Giovedì prossimo una relazione del ministro della Giustizia, Alfonso Bonafede, dovrebbe essere sottoposta al giudizio del Parlamento, il che mette ulteriormente in forse la contabilità governativa.

Ma, ed è questo il punto, la cosa prescinde totalmente da cosa il ministro dirà. Prescinde perché il ministro in carica di un governo con il Partito democratico, che quando lo era con la Lega varò l’incivile cancellazione della prescrizione, dopo il primo grado, sicché i troppo lenti processi italiani possono ora diventare eterni e la conclusione non arrivare mai, con gran sollazzo dei colpevoli e martirio degli innocenti, un tal ministro cosa volete che dica? Ridicolissimo chiedergli di aggiungere un qualche profumo di garantismo alla più limpida prassi giustizialista mai vista. Ergo la relazione sarà la solita gnagnera, di cui si trova traccia nella bozza del Recovery Plan: personale da potenziare, arretrato da smaltire, informatica da aggiornare. Il niente frammisto al nulla.

Se si stesse parlando seriamente e di cose serie, invece, tutti, non solo il ministro, non potrebbero che partire da quanto ha sostenuto, in settimana, un procuratore della Repubblica. Egli ha detto:

1. di avere chiesto degli arresti un anno prima e di avere mandato documentazione aggiuntiva sei mesi addietro, talché, trascorsi questi tempi, il giudice delle indagini preliminari ha disposto gli arresti;

2. che la procura li avrebbe volentieri effettuati dopo le elezioni regionali, per non interferire, ma quelle le hanno posticipate e non si poteva, allora, ulteriormente ritardare il corso della giustizia;

3. che non crede di avere interferito con la ricerca governativa di voti in Parlamento, giacché uno dei coinvolti aveva già dichiarato che avrebbe votato contro;

4. che se la procura chiede arresti e il gip li dispone poi non è colpa loro se altri giudici scarcerano, posto che la storia spiegherà anche queste situazioni;

5. alla domanda se questo significa che ci sono indagini in corso riguardati magistrati risponde, dopo avere sostenuto la colpevolezza degli intercettati, non ancora manco processati, di non potere rispondere.

Orbene:

a. se si può arrestare cautelativamente solo per pericolo di fuga, inquinamento delle prove e reiterazione del reato, dove si legge, nei codici, che si arresta un anno dopo avere fiutato tali pericoli?

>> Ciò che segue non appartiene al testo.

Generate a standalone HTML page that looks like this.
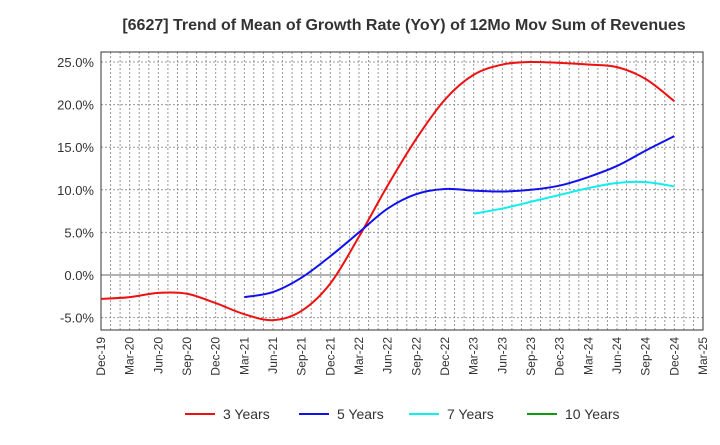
<!DOCTYPE html>
<html><head><meta charset="utf-8"><style>
body{margin:0;background:#fff;font-family:"Liberation Sans",sans-serif}
</style></head><body>
<svg id="c" width="720" height="440" xmlns="http://www.w3.org/2000/svg">
<text x="404" y="30" text-anchor="middle" font-size="16" font-weight="bold" fill="#333">[6627]  Trend of Mean of Growth Rate (YoY) of 12Mo Mov Sum of Revenues</text>
<g id="grid"></g><g id="axes"></g><g id="series"></g><g id="legend"></g>
</svg>
<script>
const xLabels=["Dec-19","Mar-20","Jun-20","Sep-20","Dec-20","Mar-21","Jun-21","Sep-21","Dec-21","Mar-22","Jun-22","Sep-22","Dec-22","Mar-23","Jun-23","Sep-23","Dec-23","Mar-24","Jun-24","Sep-24","Dec-24","Mar-25"];
const yTicks=[-5,0,5,10,15,20,25];
const seriesNames=["3 Years","5 Years","7 Years","10 Years"];
const seriesColors=["#ee1111","#1111ee","#11eeee","#119911"];
const s3=[-2.8,-2.6,-2.1,-2.2,-3.3,-4.6,-5.3,-4.2,-1.0,4.5,10.5,16.0,20.6,23.5,24.7,25.0,24.9,24.7,24.4,23.0,20.4];
const s5=[null,null,null,null,null,-2.6,-2.0,-0.3,2.2,5.0,7.8,9.5,10.1,9.9,9.8,10.0,10.5,11.5,12.8,14.6,16.3];
const s7=[null,null,null,null,null,null,null,null,null,null,null,null,null,7.2,7.8,8.6,9.4,10.2,10.8,10.9,10.4];
const s10=[];
const NS="http://www.w3.org/2000/svg";
const L=101,R=703,T=52,B=330;
const x=q=>L+q*(R-L)/21;
const y=v=>275-v*8.52;
function el(t,a,p){const e=document.createElementNS(NS,t);for(const k in a)e.setAttribute(k,a[k]);document.getElementById(p).appendChild(e);return e;}
for(let m=1;m<63;m++){const xx=L+m*(R-L)/63;const g=el("line",{x1:xx,x2:xx,y1:T,y2:B,stroke:"#999","stroke-dasharray":"2,2","stroke-width":1},"grid");

}
yTicks.forEach(v=>{const g=el("line",{x1:L,x2:R,y1:y(v),y2:y(v),stroke:v===0?"#666":"#999","stroke-dasharray":v===0?"none":"2,2"},"grid");


const t=el("text",{x:L-7,y:y(v)+5,"text-anchor":"end","font-size":13,fill:"#333"},"axes");t.textContent=v.toFixed(1)+"%";

});
const fr=el("rect",{x:L,y:T,width:R-L,height:B-T,fill:"none",stroke:"#333"},"axes");


xLabels.forEach((s,i)=>{const t=el("text",{transform:`translate(${x(i)+4},${B+7}) rotate(-90)`,"text-anchor":"end","font-size":12,fill:"#333"},"axes");t.textContent=s;

});
function path(arr){const p=[];arr.forEach((v,i)=>{if(v!=null)p.push([x(i),y(v)]);});if(p.length<2)return "";
let d=`M${p[0][0]},${p[0][1]}`;for(let i=0;i<p.length-1;i++){const p0=p[i-1]||p[i],p1=p[i],p2=p[i+1],p3=p[i+2]||p2;
d+=`C${p1[0]+(p2[0]-p0[0])/6},${p1[1]+(p2[1]-p0[1])/6} ${p2[0]-(p3[0]-p1[0])/6},${p2[1]-(p3[1]-p1[1])/6} ${p2[0]},${p2[1]}`;}return d;}
[s3,s5,s7,s10].forEach((a,i)=>{const d=path(a);if(!d)return;const e=el("path",{d:d,fill:"none",stroke:seriesColors[i],"stroke-width":2},"series");

});
const lx=[185,299,409,527];
seriesNames.forEach((n,i)=>{const l=el("line",{x1:lx[i],x2:lx[i]+30,y1:414,y2:414,stroke:seriesColors[i],"stroke-width":2},"legend");


const t=el("text",{x:lx[i]+38,y:419,"font-size":14,fill:"#333"},"legend");t.textContent=n;

});
</script>
</body></html>
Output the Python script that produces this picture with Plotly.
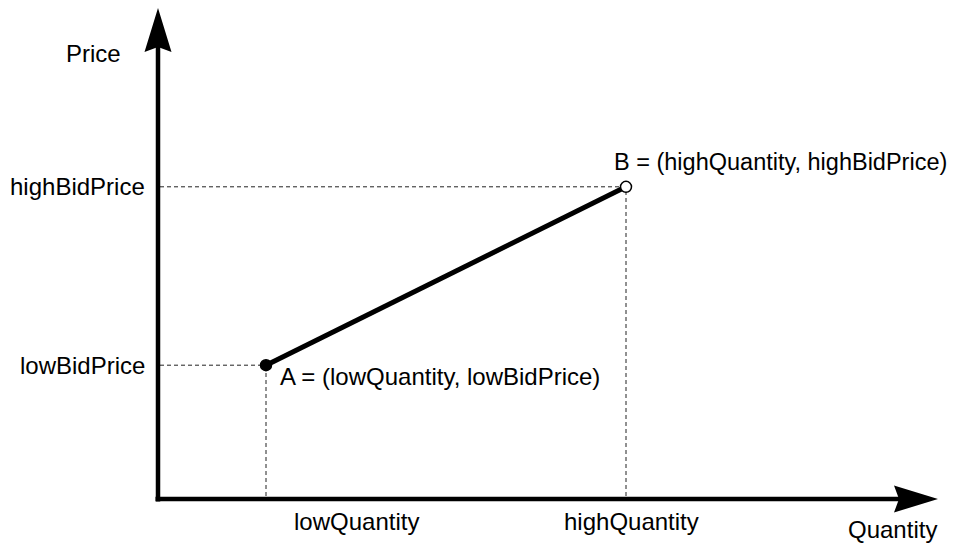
import plotly.graph_objects as go

# ---- data (abstract units) ----
point_names = ["A", "B"]
quantities = [3, 13]          # lowQuantity, highQuantity
prices = [3, 7]               # lowBidPrice, highBidPrice
x_tick_labels = ["lowQuantity", "highQuantity"]
y_tick_labels = ["lowBidPrice", "highBidPrice"]
point_labels = ["A = (lowQuantity, lowBidPrice)", "B = (highQuantity, highBidPrice)"]
x_axis_title = "Quantity"
y_axis_title = "Price"

# ---- layout geometry (pixels) ----
W, H = 960, 544
X0, Y0 = 158, 499          # pixel of origin
SX, SY = 36.0, 44.6        # pixels per unit


def dx(px):
    return px / SX


def dy(px):
    return px / SY


x_range = [-X0 / SX, (W - X0) / SX]
y_range = [-(H - Y0) / SY, Y0 / SY]

x_tip = (938 - X0) / SX
y_tip = (Y0 - 8) / SY
head_len, head_half, notch = 44, 13.5, 5
axis_w = 4.5
FONT = dict(family="Liberation Sans, Arial, Helvetica, sans-serif", size=24, color="black")
FONT_B = dict(FONT, size=23.5)

fig = go.Figure()

# segment A-B
fig.add_trace(go.Scatter(x=quantities, y=prices, mode="lines",
                         line=dict(color="black", width=5), hoverinfo="skip", showlegend=False))
# points
fig.add_trace(go.Scatter(x=quantities, y=prices, mode="markers",
                         marker=dict(size=11, color=["black", "white"],
                                     line=dict(color="black", width=1.5)),
                         hoverinfo="skip", showlegend=False))

shapes = []
# dashed guides
for q, p in zip(quantities, prices):
    shapes.append(dict(type="line", x0=dx(2), x1=q, y0=p, y1=p, xref="x", yref="y",
                       line=dict(color="#222", width=1, dash="4px,3px"), layer="below"))
    shapes.append(dict(type="line", x0=q, x1=q, y0=dy(3), y1=p, xref="x", yref="y",
                       line=dict(color="#222", width=1, dash="4px,3px"), layer="below"))

# axes lines
shapes.append(dict(type="line", x0=0, x1=0, y0=-dy(2.5), y1=y_tip - dy(head_len - notch - 1),
                   xref="x", yref="y", line=dict(color="black", width=axis_w)))
shapes.append(dict(type="line", x0=-dx(2.5), x1=x_tip - dx(head_len - notch - 1), y0=0, y1=0,
                   xref="x", yref="y", line=dict(color="black", width=axis_w)))

# arrowheads
yb = y_tip - dy(head_len)
yn = y_tip - dy(head_len - notch)
shapes.append(dict(type="path", xref="x", yref="y", fillcolor="black", line=dict(width=0),
                   path=f"M0,{y_tip} L{dx(head_half)},{yb} L0,{yn} L{-dx(head_half)},{yb} Z"))
xb = x_tip - dx(head_len)
xn = x_tip - dx(head_len - notch)
shapes.append(dict(type="path", xref="x", yref="y", fillcolor="black", line=dict(width=0),
                   path=f"M{x_tip},0 L{xb},{dy(head_half)} L{xn},0 L{xb},{-dy(head_half)} Z"))

annotations = []
# y tick labels
for p, lab in zip(prices, y_tick_labels):
    annotations.append(dict(x=0, y=p, xref="x", yref="y", text=lab, showarrow=False,
                            xanchor="right", yanchor="middle", xshift=-11, font=FONT))
# x tick labels
x_label_shift = [26, -64]
for q, lab, s in zip(quantities, x_tick_labels, x_label_shift):
    annotations.append(dict(x=q, y=0, xref="x", yref="y", text=lab, showarrow=False,
                            xanchor="left", yanchor="middle", xshift=s, yshift=-22, font=FONT))
# point labels
pt_shift = [(12, -11), (-14, 25)]
pt_fonts = [FONT, FONT_B]
for q, p, lab, (sx, sy), f in zip(quantities, prices, point_labels, pt_shift, pt_fonts):
    annotations.append(dict(x=q, y=p, xref="x", yref="y", text=lab, showarrow=False,
                            xanchor="left", yanchor="middle", xshift=sx, yshift=sy, font=f))
# axis titles
annotations.append(dict(x=x_tip, y=0, xref="x", yref="y", text=x_axis_title, showarrow=False,
                        xanchor="right", yanchor="middle", xshift=0, yshift=-30, borderpad=0,
                        font=FONT))
annotations.append(dict(x=0, y=y_tip, xref="x", yref="y", text=y_axis_title, showarrow=False,
                        xanchor="right", yanchor="middle", xshift=-35, yshift=-45, font=FONT))

fig.update_layout(
    width=W, height=H,
    margin=dict(l=0, r=0, t=0, b=0),
    paper_bgcolor="white", plot_bgcolor="white",
    xaxis=dict(range=x_range, visible=False, fixedrange=True),
    yaxis=dict(range=y_range, visible=False, fixedrange=True),
    shapes=shapes, annotations=annotations, showlegend=False,
)

fig.write_html("out.html", config={"displayModeBar": False},
               post_script="document.body.style.margin='0px';document.body.style.overflow='hidden';")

b. dove si legge che tali azioni possono essere calendarizzate a seconda delle elezioni? c. e dove che le interviste diventano liberatorie politiche per potere procedere? d. a che servono i gradi di giudizio e i ricorsi avverso i provvedimenti se la non conformità delle ordinanze o sentenze è da considerarsi elemento su cui indagare? e. per non dire che se un qualche livello giudiziario sembrasse contaminato non è roba che la si dice al giornalista e la si tace alle sedi competenti, perché in questo modo procedendo l’intero edificio della giustizia crolla.

Se parlassimo seriamente e di cose serie si dovrebbe partire da qui. E siccome tutti sanno che la giustizia italiana è incivilmente negata per i suoi tempi inaccettabili, non si proverebbe nemmeno a presentare un Recovery Plan che non affrontasse tale problema, cancellando il ridicolo orrore di volere, per il futuro, punire il non rispetto dei tempi solo nel caso sia da attribuire a “inescusabile negligenza”. Che è, di suo, inaccettabile scemenza.

Si parla di ciò? No, di discetta di quanti voti possono essere raccolti attorno alla inutile relazione di un ministro che, facendo la somma di chi lo ha portato lì e di chi ce lo ha tenuto si viaggia verso l’unanimità. Quindi: non stiamo parlando seriamente di cose serie.